The Constitution’s text, structure, and history suggest that some governmental functions strictly and exclusively appertain to a particular branch, and to the exercise of a single vested power. Many governmental functions, however, are nonexclusive: their exercise has some combination of legislative, executive, and judicial characteristics and, as a result, can be exercised by different branches exercising different vested powers. This Article proposes to reorient our thinking around exclusive and nonexclusive governmental functions, and demonstrates how doing so clarifies many existing doctrines and debates in administrative and separation of powers law.
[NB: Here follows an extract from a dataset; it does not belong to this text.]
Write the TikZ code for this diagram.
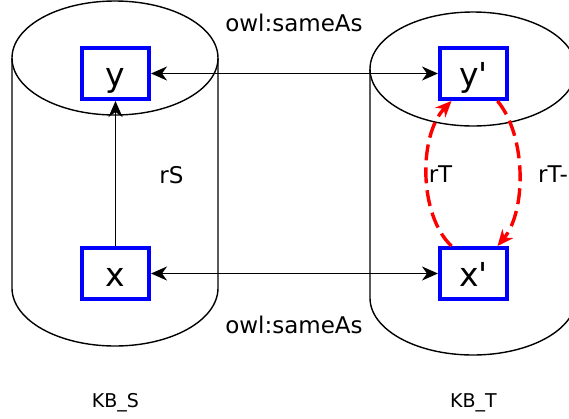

This approach differs in important respects from standard functionalist and formalist accounts. If functionalism is concerned with identifying the “core” functions of the three branches, the reorientation proposed here would require identifying “exclusive” functions. The central question, however, is not “balance” or “aggrandizement” but whether an exercise of governmental power falls exclusively within a single vested power as a matter of text, structure, and history. And this approach rejects the proposition—often associated with formalism—that government functions must always be categorized as either legislative, executive, or judicial, and that there is little functional overlap among the three vested powers. To be sure, the Founders paid little attention to the functional overlap among the vested powers of government; but the idea of functionally overlapping government powers accurately reflects the nature of those powers and follows from the Constitution’s text, structure, and history.
Although some scholars and judges have hinted at similar ideas, functional overlap has not been their focus, and conflation of powers and functions continues to plague judicial opinions and the scholarly literature. This Article seeks to reorient separation of powers law systematically toward exclusive and nonexclusive functions. Doing so clarifies many doctrinal puzzles, from the nature of legislative rules and judicial deference to “quasi” powers and nondelegation. Other insights also emerge, for example, with respect to James Madison’s suggestion that the Comptroller of the Treasury was neither executive nor judicial but “rather distinct from both, though it partakes of each,” and to the recently contested question of whether the Supreme Court can hear direct appeals from military courts.